Affine Subspace Robust Low-Rank Self-Representation: From Matrix to Tensor

Low-rank self-representation based subspace learning has confirmed its great effectiveness in a broad range of applications. Nevertheless, existing studies mainly focus on exploring the global linear subspace structure, and cannot commendably handle the case where the samples approximately (i.e., the samples contain data errors) lie in several more general affine subspaces. To overcome this drawback, in this paper, we innovatively propose to introduce affine and nonnegative constraints into low-rank self-representation learning. While simple enough, we provide their underlying theoretical insight from a geometric perspective.

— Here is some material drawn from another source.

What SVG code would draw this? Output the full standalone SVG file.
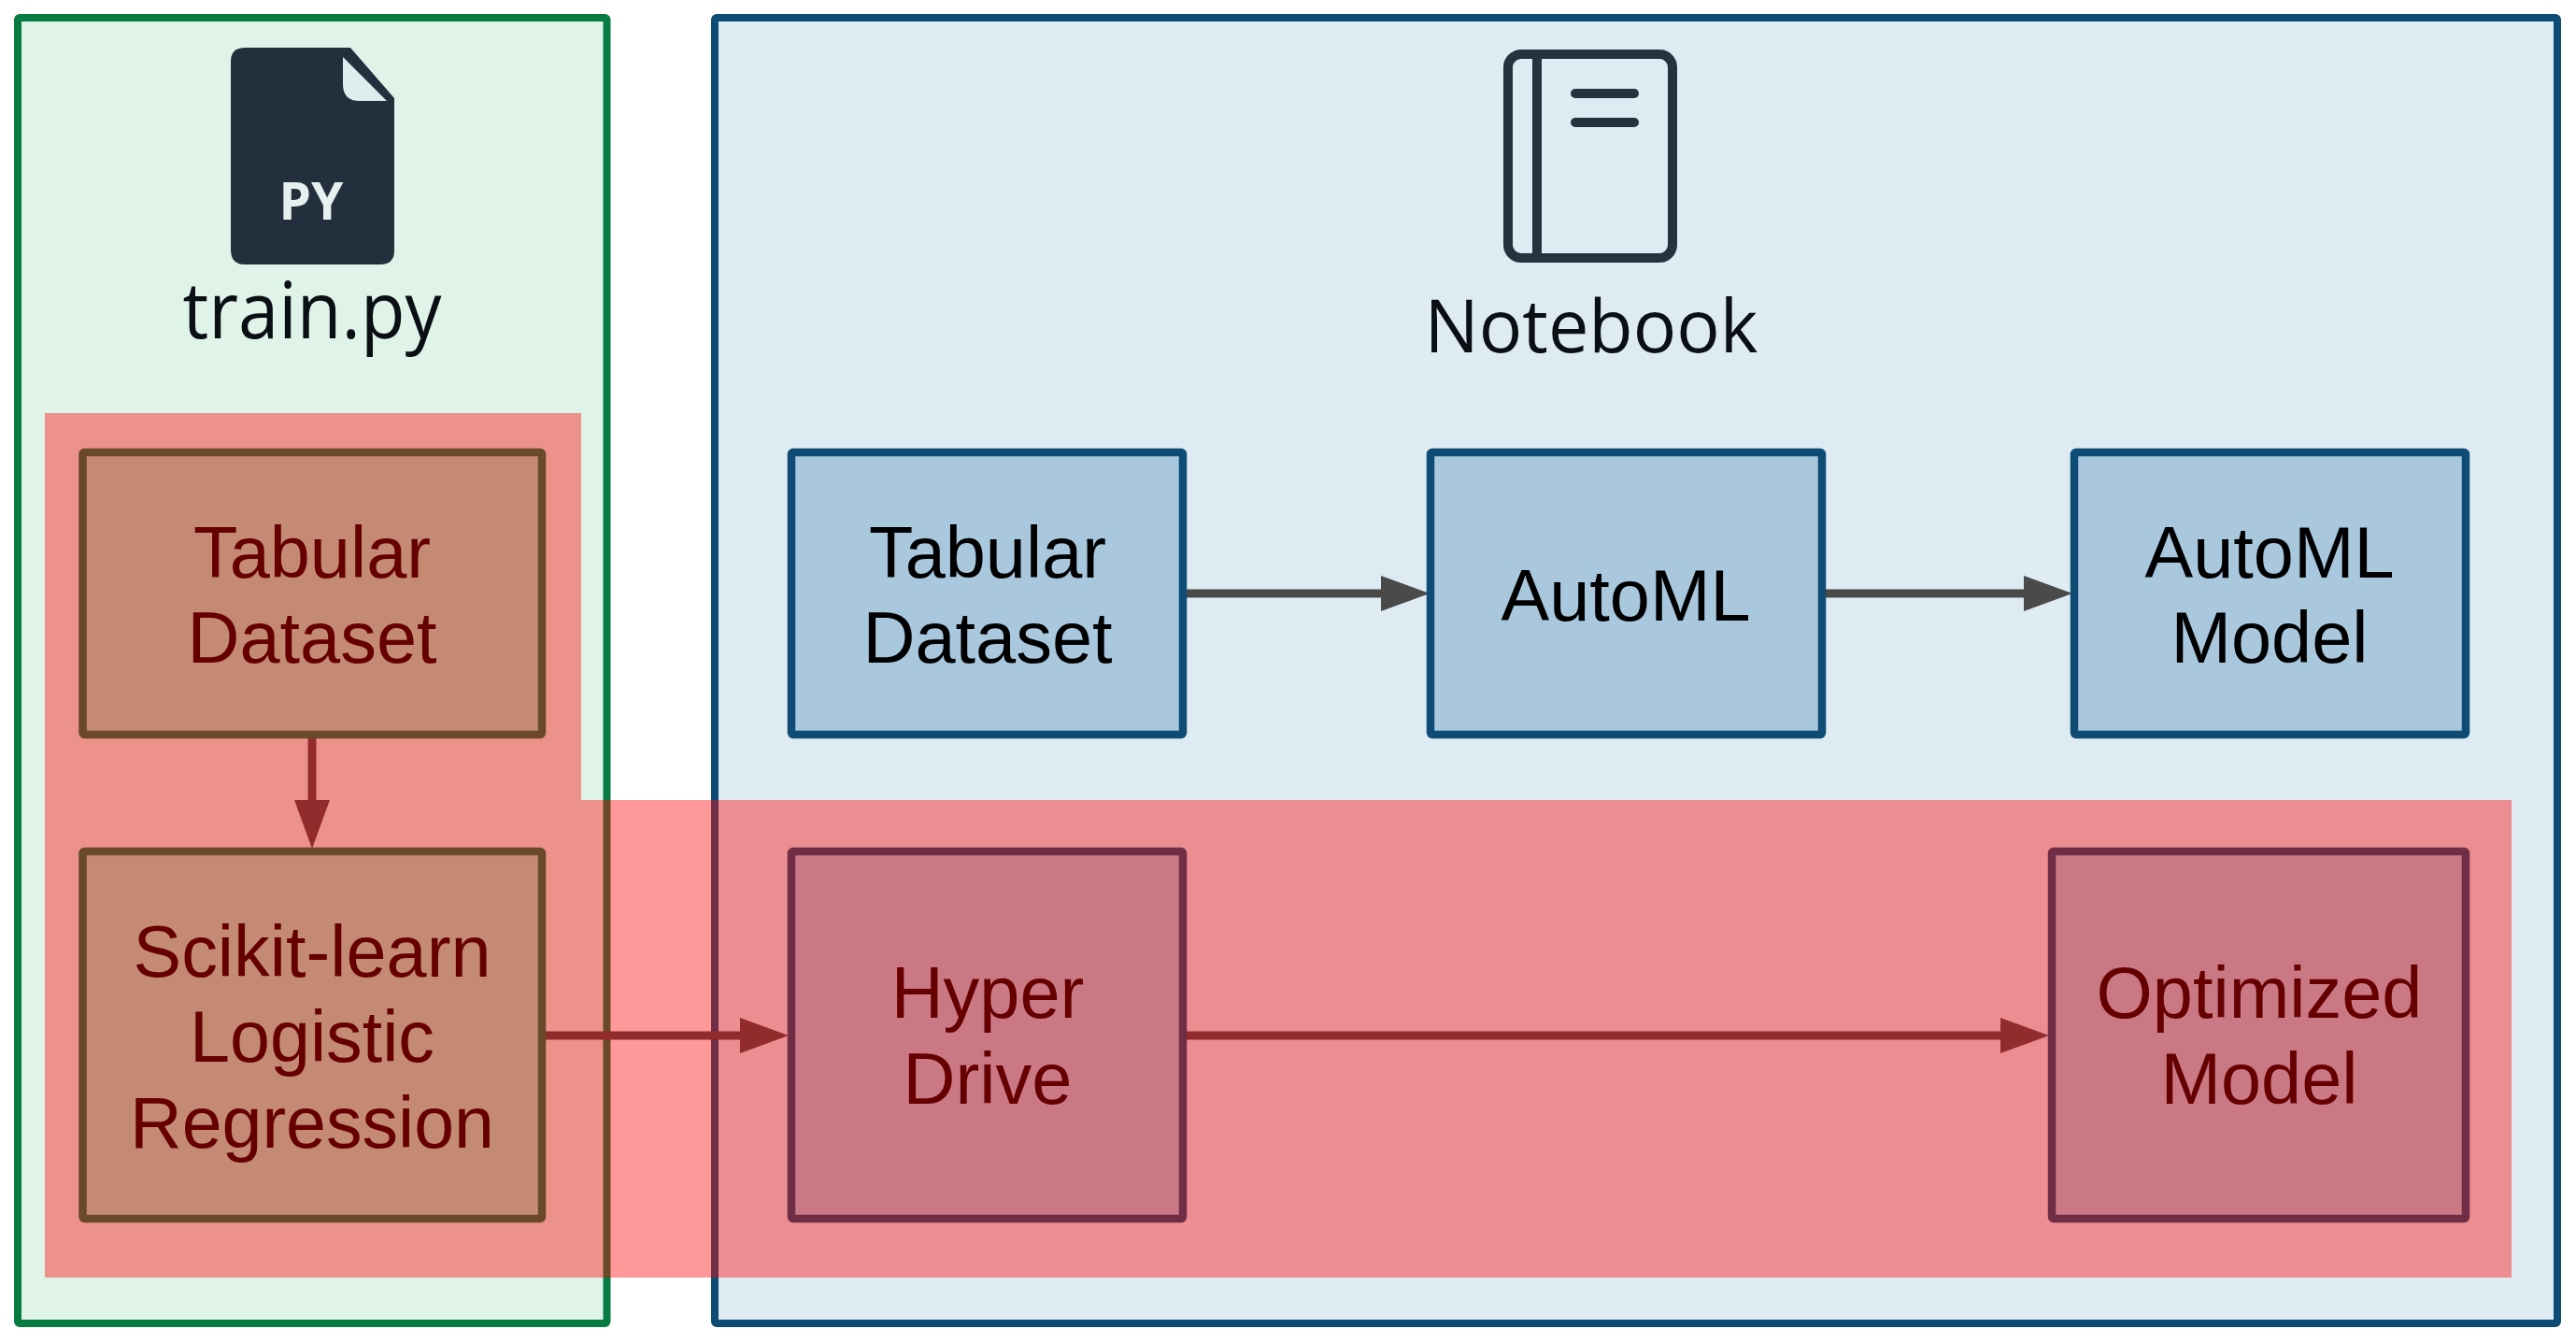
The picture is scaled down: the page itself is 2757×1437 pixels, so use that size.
<svg xmlns="http://www.w3.org/2000/svg" width="2757" height="1437" viewBox="0 0 2757 1437">
  <style>
    .panel { stroke-width: 8; stroke-linejoin: round; }
    .box { stroke-width: 8.500; stroke-linejoin: round; }
    .green { fill: #dff3e8; stroke: #087b43; }
    .blue { fill: #deebf2; stroke: #0f4c75; }
    .gbox { fill: #9de6c1; stroke: #087b43; }
    .bbox { fill: #a9c8de; stroke: #0f4c75; }
    .lbl { font-family: "Liberation Sans", Arial, sans-serif; font-size: 77.500px; fill: #000; text-anchor: middle; }
    .cap { font-family: "Open Sans", "Noto Sans", sans-serif; fill: #0a0f14; text-anchor: middle; }
    .edge { stroke: #4a4a4a; stroke-width: 9; fill: none; marker-end: url(#arrow); }
    .ink { fill: none; stroke: #26323d; stroke-width: 10; stroke-linecap: round; }
  </style>
  <defs>
    <marker id="arrow" markerUnits="userSpaceOnUse" markerWidth="52" markerHeight="40" viewBox="0 0 52 40" refX="0" refY="20" orient="auto">
      <path d="M0 1 L52 20 L0 39 Z" fill="#4a4a4a"/>
    </marker>
  </defs>
  <rect width="2757" height="1437" fill="#ffffff"/>

  <g id="panel-train">
    <rect class="panel green" x="19" y="19" width="630.500" height="1397" rx="2"/>
    <path d="M262 51 H375 L422 105 V268 Q422 283 407 283 H262 Q247 283 247 268 V66 Q247 51 262 51 Z" fill="#232f3c"/>
    <path d="M367 61 V90 Q367 108 385 108 H414 Z" fill="#dfedee"/>
    <text x="333" y="235" font-family="'Open Sans','Noto Sans',sans-serif" font-size="55" font-weight="700" fill="#e6f0ee" text-anchor="middle">PY</text>
    <text class="cap" x="334" y="362" font-size="84" textLength="277" lengthAdjust="spacingAndGlyphs">train.py</text>
  </g>

  <g id="panel-notebook">
    <rect class="panel blue" x="765" y="19" width="1972" height="1397" rx="2"/>
    <rect class="ink" x="1614" y="58" width="176" height="218" rx="14"/>
    <path class="ink" d="M1645 58 V276" stroke-linecap="butt"/>
    <path class="ink" d="M1686 100 H1749 M1686 131 H1749"/>
    <text class="cap" x="1703" y="377" font-size="78" textLength="357" lengthAdjust="spacingAndGlyphs">Notebook</text>
  </g>

  <g id="connectors">
    <path class="edge" d="M334 786 V856"/>
    <path class="edge" d="M584 1108 H792"/>
    <path class="edge" d="M1266 1108 H2141"/>
    <path class="edge" d="M1266 635 H1478"/>
    <path class="edge" d="M1954 635 H2166"/>
  </g>

  <g id="node-tabular-left">
    <rect class="box gbox" x="88.500" y="484" width="491.500" height="302" rx="2"/>
    <text class="lbl" x="334" y="618">Tabular</text>
    <text class="lbl" x="334" y="709">Dataset</text>
  </g>
  <g id="node-scikit">
    <rect class="box gbox" x="88.500" y="911" width="491.500" height="393" rx="2"/>
    <text class="lbl" x="334" y="1045" textLength="383" lengthAdjust="spacingAndGlyphs">Scikit-learn</text>
    <text class="lbl" x="334" y="1136" textLength="262" lengthAdjust="spacingAndGlyphs">Logistic</text>
    <text class="lbl" x="334" y="1228" textLength="390" lengthAdjust="spacingAndGlyphs">Regression</text>
  </g>
  <g id="node-tabular-right">
    <rect class="box bbox" x="847" y="484" width="419" height="302" rx="2"/>
    <text class="lbl" x="1057" y="618">Tabular</text>
    <text class="lbl" x="1057" y="709">Dataset</text>
  </g>
  <g id="node-automl">
    <rect class="box bbox" x="1531" y="484" width="419" height="302" rx="2"/>
    <text class="lbl" x="1740" y="664">AutoML</text>
  </g>
  <g id="node-automl-model">
    <rect class="box bbox" x="2220" y="484" width="419" height="302" rx="2"/>
    <text class="lbl" x="2429" y="618">AutoML</text>
    <text class="lbl" x="2429" y="709">Model</text>
  </g>
  <g id="node-hyperdrive">
    <rect class="box bbox" x="847" y="911" width="419" height="393" rx="2"/>
    <text class="lbl" x="1057" y="1089">Hyper</text>
    <text class="lbl" x="1057" y="1181">Drive</text>
  </g>
  <g id="node-optimized">
    <rect class="box bbox" x="2196" y="911" width="443" height="393" rx="2"/>
    <text class="lbl" x="2418" y="1089">Optimized</text>
    <text class="lbl" x="2418" y="1181">Model</text>
  </g>

  <path id="highlight" d="M48 442 H622 V856 H2688 V1367 H48 Z" fill="#ff0000" fill-opacity="0.4"/>
</svg>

The union of two constraints geometrically restricts each sample to be expressed as a convex combination of other samples in the same subspace. In this way, when exploring the global affine subspace structure, we can also consider the specific local distribution of data in each subspace. To comprehensively demonstrate the benefits of introducing two constraints, we instantiate three low-rank self-representation methods ranging from single-view low-rank matrix learning to multi-view low-rank tensor learning. We carefully design the solution algorithms to efficiently optimize the proposed three approaches. Extensive experiments are conducted on three typical tasks, including single-view subspace clustering, multi-view subspace clustering, and multi-view semi-supervised classification. The notably superior experimental results powerfully verify the effectiveness of our proposals.